Data shown
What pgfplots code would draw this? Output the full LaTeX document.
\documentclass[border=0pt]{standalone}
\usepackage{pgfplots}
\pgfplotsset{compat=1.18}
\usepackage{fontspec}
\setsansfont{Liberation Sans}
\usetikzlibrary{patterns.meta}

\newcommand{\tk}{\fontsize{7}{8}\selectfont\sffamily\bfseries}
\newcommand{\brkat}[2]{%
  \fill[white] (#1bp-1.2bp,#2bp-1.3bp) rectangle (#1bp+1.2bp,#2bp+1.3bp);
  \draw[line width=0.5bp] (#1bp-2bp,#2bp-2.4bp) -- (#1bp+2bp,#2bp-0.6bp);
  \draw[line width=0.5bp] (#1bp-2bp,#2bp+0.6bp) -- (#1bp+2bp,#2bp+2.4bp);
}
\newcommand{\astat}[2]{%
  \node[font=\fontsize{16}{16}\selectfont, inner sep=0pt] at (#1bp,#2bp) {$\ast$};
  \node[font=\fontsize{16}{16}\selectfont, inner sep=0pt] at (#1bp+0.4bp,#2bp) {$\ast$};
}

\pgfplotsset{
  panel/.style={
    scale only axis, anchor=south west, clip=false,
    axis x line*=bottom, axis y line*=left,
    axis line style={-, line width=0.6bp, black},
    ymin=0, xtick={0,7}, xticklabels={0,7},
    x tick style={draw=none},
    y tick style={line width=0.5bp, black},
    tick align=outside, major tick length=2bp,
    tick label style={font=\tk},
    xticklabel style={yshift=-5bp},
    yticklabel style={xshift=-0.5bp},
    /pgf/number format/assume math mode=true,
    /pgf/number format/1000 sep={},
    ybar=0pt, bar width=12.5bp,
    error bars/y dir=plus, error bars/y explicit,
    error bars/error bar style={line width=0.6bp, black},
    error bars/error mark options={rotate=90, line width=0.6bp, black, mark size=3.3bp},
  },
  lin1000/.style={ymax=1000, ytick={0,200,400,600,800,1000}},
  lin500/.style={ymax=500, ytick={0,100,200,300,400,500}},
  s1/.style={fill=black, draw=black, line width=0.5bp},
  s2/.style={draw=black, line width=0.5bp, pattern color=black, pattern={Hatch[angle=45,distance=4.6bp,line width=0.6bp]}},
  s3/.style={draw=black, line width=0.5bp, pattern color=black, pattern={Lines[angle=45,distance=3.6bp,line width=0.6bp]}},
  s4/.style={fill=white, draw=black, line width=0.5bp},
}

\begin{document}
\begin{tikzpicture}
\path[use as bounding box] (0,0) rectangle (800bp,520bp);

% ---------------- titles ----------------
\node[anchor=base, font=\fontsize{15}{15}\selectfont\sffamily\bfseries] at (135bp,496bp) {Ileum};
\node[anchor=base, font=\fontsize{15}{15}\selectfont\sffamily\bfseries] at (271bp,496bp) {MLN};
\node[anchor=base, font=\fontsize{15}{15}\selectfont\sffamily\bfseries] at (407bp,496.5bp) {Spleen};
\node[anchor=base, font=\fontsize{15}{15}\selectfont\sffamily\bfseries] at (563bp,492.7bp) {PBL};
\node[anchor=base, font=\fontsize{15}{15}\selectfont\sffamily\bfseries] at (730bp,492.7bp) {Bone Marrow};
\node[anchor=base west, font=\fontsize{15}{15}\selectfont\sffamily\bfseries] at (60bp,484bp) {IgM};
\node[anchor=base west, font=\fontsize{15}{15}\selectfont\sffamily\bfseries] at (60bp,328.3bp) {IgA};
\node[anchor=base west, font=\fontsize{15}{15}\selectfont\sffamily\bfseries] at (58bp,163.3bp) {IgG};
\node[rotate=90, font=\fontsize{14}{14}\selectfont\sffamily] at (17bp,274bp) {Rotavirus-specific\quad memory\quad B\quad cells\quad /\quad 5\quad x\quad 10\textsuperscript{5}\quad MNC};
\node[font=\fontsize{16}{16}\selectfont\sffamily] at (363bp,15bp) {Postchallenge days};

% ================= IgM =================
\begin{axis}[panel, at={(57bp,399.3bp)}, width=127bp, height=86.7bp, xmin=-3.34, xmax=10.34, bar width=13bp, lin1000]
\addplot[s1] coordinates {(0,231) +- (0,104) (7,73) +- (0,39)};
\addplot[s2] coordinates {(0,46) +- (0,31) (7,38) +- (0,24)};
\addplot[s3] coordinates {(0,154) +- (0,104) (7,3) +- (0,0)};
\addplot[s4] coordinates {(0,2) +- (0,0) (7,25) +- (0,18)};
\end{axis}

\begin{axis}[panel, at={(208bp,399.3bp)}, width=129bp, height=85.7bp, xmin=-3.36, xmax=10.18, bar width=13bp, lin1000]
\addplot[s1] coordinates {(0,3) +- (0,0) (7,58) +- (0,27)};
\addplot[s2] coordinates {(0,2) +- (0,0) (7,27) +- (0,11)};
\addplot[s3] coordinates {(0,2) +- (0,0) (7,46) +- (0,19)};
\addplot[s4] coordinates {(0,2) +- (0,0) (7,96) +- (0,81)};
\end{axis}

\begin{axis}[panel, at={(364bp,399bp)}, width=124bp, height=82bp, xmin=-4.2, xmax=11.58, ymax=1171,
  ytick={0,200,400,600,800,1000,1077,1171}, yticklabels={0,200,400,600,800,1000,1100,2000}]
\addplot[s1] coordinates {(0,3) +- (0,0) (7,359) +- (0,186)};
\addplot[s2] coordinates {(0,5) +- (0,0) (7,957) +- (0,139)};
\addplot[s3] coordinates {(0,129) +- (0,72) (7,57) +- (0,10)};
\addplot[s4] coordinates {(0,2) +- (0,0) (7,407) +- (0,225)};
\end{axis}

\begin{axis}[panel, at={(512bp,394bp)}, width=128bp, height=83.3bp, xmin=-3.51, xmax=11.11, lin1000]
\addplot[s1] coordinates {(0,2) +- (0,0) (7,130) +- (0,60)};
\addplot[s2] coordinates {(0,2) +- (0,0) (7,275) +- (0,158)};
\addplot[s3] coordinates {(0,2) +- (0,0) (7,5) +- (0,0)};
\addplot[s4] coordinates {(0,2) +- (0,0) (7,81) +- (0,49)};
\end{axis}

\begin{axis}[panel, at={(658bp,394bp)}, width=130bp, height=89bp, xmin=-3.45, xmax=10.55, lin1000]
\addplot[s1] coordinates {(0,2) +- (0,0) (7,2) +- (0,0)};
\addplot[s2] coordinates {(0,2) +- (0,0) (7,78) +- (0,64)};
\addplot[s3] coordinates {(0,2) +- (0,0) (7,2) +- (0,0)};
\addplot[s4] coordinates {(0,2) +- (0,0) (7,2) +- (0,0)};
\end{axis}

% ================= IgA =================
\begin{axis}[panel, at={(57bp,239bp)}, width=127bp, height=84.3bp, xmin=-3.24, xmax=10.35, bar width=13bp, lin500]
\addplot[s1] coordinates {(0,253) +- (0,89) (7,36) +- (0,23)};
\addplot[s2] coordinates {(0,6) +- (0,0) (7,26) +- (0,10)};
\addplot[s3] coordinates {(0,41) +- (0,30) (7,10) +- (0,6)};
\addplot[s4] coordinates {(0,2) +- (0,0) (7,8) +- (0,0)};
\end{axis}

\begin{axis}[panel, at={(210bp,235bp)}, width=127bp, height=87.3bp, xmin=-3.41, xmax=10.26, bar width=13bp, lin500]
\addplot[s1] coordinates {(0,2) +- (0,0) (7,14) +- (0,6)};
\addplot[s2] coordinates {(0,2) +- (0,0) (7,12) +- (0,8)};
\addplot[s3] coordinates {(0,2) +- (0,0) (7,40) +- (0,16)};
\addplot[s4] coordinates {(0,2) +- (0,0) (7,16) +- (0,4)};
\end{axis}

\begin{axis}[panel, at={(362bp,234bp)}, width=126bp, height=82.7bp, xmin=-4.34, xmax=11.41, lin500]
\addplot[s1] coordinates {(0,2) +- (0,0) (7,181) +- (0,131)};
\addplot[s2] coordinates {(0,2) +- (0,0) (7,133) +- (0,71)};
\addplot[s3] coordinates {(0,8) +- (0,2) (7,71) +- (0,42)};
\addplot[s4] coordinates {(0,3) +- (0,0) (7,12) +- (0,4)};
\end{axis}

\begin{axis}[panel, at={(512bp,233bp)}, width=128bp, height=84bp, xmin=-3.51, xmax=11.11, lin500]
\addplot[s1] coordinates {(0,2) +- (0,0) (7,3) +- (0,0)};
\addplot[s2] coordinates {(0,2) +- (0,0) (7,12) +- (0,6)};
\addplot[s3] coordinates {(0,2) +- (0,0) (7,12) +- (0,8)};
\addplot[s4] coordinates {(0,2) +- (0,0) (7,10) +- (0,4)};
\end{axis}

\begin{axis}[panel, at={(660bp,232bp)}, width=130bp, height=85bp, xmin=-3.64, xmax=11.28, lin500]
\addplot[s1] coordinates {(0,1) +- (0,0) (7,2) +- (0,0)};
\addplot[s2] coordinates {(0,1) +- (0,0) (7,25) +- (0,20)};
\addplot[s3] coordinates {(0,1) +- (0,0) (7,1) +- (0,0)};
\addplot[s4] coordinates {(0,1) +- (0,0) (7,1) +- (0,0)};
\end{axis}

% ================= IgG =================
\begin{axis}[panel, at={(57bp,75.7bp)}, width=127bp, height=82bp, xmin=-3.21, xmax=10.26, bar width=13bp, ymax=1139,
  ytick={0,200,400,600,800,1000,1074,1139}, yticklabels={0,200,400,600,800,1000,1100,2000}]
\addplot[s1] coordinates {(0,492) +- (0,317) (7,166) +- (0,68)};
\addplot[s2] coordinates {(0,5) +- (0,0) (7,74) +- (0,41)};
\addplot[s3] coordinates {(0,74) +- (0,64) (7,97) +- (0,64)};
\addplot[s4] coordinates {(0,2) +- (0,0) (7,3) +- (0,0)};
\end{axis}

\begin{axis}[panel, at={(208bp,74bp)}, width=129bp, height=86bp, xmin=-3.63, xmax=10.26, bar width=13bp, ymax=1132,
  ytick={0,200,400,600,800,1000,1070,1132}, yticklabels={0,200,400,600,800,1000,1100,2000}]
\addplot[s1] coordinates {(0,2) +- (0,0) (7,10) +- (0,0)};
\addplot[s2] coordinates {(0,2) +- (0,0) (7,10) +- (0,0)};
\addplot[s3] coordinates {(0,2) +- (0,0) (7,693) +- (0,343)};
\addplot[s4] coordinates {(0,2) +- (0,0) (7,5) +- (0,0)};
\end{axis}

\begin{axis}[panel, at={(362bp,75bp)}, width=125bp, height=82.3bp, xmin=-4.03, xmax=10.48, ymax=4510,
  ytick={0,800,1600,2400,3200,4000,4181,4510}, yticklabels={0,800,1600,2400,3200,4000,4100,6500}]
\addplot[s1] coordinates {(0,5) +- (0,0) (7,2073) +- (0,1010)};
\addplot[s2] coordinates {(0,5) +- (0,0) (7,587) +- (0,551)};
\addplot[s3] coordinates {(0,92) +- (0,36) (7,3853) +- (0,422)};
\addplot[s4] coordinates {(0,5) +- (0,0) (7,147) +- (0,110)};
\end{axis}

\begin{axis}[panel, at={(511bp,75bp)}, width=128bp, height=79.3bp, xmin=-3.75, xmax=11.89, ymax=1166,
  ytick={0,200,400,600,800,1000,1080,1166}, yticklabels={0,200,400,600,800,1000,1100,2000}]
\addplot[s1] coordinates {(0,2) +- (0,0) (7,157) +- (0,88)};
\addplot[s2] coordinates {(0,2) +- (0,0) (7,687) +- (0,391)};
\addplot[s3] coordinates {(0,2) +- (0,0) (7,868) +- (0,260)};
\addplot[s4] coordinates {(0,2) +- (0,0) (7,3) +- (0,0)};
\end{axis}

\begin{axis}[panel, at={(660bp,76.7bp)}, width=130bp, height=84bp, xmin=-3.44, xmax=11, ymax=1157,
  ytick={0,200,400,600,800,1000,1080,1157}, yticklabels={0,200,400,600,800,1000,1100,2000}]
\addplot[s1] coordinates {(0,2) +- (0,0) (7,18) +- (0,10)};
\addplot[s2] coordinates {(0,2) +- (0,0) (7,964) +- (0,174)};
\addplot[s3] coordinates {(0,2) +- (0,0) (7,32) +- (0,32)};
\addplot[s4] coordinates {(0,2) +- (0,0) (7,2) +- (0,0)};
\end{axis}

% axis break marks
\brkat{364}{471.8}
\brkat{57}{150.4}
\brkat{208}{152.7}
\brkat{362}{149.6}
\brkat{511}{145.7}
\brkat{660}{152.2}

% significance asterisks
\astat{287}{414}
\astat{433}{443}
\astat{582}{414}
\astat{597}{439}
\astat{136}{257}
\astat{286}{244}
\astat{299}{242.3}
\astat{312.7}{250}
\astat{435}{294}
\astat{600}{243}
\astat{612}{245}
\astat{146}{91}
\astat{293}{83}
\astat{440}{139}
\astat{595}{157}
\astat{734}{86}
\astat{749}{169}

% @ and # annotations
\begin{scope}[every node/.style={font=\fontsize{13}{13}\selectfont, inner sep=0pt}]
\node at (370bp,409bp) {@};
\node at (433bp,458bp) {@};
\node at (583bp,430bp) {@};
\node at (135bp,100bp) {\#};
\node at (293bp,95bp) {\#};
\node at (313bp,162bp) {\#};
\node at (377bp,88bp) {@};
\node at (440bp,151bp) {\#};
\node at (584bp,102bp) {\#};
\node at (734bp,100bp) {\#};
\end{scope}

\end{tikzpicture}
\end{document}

Your goal
Starting at the first line of the data above, please restate word for word every line up to and including the one that holds "(0,0) rectangle (800bp,520bp);", and add nothing else.

Solution to the problem
What pgfplots code would draw this? Output the full LaTeX document.
\documentclass[border=0pt]{standalone}
\usepackage{pgfplots}
\pgfplotsset{compat=1.18}
\usepackage{fontspec}
\setsansfont{Liberation Sans}
\usetikzlibrary{patterns.meta}

\newcommand{\tk}{\fontsize{7}{8}\selectfont\sffamily\bfseries}
\newcommand{\brkat}[2]{%
  \fill[white] (#1bp-1.2bp,#2bp-1.3bp) rectangle (#1bp+1.2bp,#2bp+1.3bp);
  \draw[line width=0.5bp] (#1bp-2bp,#2bp-2.4bp) -- (#1bp+2bp,#2bp-0.6bp);
  \draw[line width=0.5bp] (#1bp-2bp,#2bp+0.6bp) -- (#1bp+2bp,#2bp+2.4bp);
}
\newcommand{\astat}[2]{%
  \node[font=\fontsize{16}{16}\selectfont, inner sep=0pt] at (#1bp,#2bp) {$\ast$};
  \node[font=\fontsize{16}{16}\selectfont, inner sep=0pt] at (#1bp+0.4bp,#2bp) {$\ast$};
}

\pgfplotsset{
  panel/.style={
    scale only axis, anchor=south west, clip=false,
    axis x line*=bottom, axis y line*=left,
    axis line style={-, line width=0.6bp, black},
    ymin=0, xtick={0,7}, xticklabels={0,7},
    x tick style={draw=none},
    y tick style={line width=0.5bp, black},
    tick align=outside, major tick length=2bp,
    tick label style={font=\tk},
    xticklabel style={yshift=-5bp},
    yticklabel style={xshift=-0.5bp},
    /pgf/number format/assume math mode=true,
    /pgf/number format/1000 sep={},
    ybar=0pt, bar width=12.5bp,
    error bars/y dir=plus, error bars/y explicit,
    error bars/error bar style={line width=0.6bp, black},
    error bars/error mark options={rotate=90, line width=0.6bp, black, mark size=3.3bp},
  },
  lin1000/.style={ymax=1000, ytick={0,200,400,600,800,1000}},
  lin500/.style={ymax=500, ytick={0,100,200,300,400,500}},
  s1/.style={fill=black, draw=black, line width=0.5bp},
  s2/.style={draw=black, line width=0.5bp, pattern color=black, pattern={Hatch[angle=45,distance=4.6bp,line width=0.6bp]}},
  s3/.style={draw=black, line width=0.5bp, pattern color=black, pattern={Lines[angle=45,distance=3.6bp,line width=0.6bp]}},
  s4/.style={fill=white, draw=black, line width=0.5bp},
}

\begin{document}
\begin{tikzpicture}
\path[use as bounding box] (0,0) rectangle (800bp,520bp);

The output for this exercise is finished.